Der Umstand, dass die Beweisaufnahme ohne Aussagegenehmigung erfolgt ist, ist zwar verfahrensfehlerhaft, wirkt sich aber ebenso nicht entscheidungserheblich aus. Denn die entsprechenden beamtenrechtlichen Bestimmungen dienen dem Schutz der jeweiligen Dienstbehörde bzw. der Wahrung von Geheimhaltungspflichten im Sinne des § 119 SGG, stellen aber kein Beweisverwertungsverbot dar (vgl. Keller, a.a.O., § 118 Rn. 10. e; Oberverwaltungsgericht (OVG) Lüneburg, Beschluss vom 11. März 2004, 11 LA 380/03, zitiert nach juris). Im Übrigen hätte der Beklagte diesen Verfahrensmangel spätestens in der auf die Beweisaufnahme folgenden mündlichen Verhandlung des Sozialgerichts rügen müssen. Dies ergibt sich auch aus § 202 SGG i. V. m. §§ 295 Abs. 1, 531 ZPO. § 295 ZPO gilt gemäß § 202 SGG auch im Sozialgerichtsprozess mit der Folge, dass der ungerügt gebliebene Verfahrensmangel in der Berufungsinstanz und ebenso mit der Nichtzulassungsbeschwerde nach § 144 Abs. 2 Nr. 3 SGG nicht mehr geltend gemacht werden kann (vgl. a.

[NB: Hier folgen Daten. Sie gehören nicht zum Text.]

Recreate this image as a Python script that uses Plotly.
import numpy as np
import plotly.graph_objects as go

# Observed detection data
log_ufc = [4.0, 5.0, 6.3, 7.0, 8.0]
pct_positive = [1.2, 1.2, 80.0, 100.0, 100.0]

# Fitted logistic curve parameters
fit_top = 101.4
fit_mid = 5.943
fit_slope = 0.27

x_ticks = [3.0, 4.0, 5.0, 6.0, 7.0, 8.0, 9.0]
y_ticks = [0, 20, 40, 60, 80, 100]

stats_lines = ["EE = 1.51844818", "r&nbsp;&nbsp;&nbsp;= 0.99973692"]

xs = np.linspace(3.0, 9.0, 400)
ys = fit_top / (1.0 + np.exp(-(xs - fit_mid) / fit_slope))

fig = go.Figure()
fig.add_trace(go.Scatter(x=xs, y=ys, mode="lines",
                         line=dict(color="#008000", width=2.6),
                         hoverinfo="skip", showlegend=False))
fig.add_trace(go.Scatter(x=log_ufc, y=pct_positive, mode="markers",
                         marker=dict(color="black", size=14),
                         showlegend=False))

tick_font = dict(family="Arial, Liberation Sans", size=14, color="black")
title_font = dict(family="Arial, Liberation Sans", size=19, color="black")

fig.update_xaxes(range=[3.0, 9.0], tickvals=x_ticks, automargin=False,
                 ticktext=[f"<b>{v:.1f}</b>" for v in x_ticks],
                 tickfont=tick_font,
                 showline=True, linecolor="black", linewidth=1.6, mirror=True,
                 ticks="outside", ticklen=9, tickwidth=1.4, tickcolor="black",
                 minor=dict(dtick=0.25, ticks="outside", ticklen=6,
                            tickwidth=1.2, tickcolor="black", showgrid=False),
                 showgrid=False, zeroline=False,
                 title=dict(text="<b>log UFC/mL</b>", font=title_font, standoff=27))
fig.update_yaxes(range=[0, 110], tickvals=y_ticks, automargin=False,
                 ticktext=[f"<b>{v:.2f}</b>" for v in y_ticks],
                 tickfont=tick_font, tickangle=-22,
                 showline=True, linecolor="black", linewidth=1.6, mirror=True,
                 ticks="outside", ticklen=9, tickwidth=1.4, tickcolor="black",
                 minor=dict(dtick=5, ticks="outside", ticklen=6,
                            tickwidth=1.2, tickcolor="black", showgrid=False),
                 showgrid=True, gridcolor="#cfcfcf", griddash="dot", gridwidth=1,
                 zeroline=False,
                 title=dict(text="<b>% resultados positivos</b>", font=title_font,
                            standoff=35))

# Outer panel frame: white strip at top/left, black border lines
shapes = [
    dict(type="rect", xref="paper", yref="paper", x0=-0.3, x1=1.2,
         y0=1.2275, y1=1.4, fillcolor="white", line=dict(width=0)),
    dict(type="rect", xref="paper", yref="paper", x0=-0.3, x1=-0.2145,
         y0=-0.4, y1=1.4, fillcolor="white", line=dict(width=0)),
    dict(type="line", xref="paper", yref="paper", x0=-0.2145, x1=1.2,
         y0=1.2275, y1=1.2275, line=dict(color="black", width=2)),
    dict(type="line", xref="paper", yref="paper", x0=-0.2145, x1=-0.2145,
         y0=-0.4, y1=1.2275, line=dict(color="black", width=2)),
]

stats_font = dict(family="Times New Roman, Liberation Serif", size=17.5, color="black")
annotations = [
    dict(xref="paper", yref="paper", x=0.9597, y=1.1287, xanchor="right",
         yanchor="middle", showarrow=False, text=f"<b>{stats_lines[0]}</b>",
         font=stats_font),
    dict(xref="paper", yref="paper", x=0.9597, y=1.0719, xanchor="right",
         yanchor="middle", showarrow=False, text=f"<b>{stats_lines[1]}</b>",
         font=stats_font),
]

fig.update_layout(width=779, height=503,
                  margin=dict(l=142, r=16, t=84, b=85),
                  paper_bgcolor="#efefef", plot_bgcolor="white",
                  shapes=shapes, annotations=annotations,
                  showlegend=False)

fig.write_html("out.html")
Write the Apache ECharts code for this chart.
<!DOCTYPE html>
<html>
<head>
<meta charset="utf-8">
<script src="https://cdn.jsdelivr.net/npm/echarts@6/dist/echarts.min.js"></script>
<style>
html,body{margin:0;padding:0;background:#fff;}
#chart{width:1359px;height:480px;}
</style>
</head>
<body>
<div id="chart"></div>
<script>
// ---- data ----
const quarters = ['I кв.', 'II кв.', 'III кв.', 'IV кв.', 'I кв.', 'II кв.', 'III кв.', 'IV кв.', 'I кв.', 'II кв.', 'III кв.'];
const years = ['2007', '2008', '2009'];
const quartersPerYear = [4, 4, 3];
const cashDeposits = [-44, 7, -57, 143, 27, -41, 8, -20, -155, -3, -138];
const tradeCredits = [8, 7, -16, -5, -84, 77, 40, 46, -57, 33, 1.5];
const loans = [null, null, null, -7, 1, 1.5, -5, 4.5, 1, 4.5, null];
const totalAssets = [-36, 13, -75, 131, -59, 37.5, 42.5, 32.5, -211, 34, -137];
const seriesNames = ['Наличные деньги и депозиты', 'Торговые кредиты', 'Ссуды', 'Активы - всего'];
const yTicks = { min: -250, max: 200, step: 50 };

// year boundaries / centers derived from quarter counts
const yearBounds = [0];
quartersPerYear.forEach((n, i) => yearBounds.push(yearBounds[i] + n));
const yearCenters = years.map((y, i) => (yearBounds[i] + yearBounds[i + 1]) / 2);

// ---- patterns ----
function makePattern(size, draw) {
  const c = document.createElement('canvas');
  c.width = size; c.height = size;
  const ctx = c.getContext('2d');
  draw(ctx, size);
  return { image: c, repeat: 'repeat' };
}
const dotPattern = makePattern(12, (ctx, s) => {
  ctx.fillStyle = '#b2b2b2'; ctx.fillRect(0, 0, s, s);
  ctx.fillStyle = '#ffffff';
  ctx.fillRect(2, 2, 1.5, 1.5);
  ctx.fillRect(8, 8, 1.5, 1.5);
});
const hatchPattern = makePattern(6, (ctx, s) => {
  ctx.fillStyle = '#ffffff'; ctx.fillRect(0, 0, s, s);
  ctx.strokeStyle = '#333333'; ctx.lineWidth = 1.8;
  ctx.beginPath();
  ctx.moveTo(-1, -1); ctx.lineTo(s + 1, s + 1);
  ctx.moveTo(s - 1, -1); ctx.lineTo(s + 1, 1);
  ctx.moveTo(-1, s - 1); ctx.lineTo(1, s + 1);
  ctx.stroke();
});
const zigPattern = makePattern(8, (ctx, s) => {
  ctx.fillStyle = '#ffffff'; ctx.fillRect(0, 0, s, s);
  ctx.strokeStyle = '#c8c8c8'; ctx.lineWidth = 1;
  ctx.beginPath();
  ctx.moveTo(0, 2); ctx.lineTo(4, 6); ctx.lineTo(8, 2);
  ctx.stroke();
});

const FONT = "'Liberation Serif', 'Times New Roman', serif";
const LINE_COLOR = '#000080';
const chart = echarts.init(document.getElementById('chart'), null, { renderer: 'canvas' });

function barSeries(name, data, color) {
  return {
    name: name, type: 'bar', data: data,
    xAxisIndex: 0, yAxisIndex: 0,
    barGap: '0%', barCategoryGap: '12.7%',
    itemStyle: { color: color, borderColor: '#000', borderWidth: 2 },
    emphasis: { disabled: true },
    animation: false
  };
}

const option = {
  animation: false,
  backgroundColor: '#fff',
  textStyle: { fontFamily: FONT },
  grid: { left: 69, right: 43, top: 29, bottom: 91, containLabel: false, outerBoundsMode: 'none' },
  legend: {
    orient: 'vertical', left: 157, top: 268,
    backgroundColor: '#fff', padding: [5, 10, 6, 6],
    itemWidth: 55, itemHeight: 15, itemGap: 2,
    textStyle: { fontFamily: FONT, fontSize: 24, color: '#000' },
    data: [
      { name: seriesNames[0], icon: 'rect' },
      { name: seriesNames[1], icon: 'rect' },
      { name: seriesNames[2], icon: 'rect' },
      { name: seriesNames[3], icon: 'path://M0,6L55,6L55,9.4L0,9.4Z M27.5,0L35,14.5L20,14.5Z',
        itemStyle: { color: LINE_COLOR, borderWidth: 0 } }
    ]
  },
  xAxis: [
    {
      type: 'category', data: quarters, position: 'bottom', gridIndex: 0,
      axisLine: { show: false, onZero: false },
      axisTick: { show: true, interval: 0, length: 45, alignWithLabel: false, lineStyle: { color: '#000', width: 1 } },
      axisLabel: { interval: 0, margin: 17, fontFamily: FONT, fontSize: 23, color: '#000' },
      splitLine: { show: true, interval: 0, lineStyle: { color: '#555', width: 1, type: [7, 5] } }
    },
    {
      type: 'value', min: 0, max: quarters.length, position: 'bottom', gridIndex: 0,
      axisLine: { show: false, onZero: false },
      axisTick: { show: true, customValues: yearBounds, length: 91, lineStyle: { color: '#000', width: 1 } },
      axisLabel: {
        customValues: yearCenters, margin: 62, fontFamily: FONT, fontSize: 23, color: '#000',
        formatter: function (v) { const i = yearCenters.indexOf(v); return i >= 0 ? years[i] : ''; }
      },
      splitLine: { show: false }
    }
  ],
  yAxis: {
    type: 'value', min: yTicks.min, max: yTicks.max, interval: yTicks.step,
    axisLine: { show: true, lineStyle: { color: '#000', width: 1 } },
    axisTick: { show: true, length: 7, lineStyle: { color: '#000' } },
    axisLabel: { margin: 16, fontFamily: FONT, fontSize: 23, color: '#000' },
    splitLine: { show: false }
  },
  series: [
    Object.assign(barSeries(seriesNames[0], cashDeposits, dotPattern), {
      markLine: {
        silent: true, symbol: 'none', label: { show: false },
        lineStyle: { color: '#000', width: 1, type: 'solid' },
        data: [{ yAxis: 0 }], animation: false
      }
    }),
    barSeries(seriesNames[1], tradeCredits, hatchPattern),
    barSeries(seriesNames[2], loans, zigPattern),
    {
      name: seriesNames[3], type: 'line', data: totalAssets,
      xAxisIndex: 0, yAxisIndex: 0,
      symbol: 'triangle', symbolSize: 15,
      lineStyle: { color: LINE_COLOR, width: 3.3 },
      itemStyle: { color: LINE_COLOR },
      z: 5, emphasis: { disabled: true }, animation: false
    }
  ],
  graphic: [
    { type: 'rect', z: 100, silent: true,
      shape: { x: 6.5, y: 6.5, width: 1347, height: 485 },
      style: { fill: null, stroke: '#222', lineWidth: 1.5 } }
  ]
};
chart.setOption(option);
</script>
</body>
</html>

BVerwG, Urteil vom 6. Juli 1998, 9 C 45/97, m.w.N., zitiert nach juris).

Die Entscheidung über die Kosten des Beschwerdeverfahrens beruht auf einer entsprechenden Anwendung des § 193 SGG.

Dieser Beschluss ist mit der Beschwerde nicht anfechtbar (§ 177 SGG).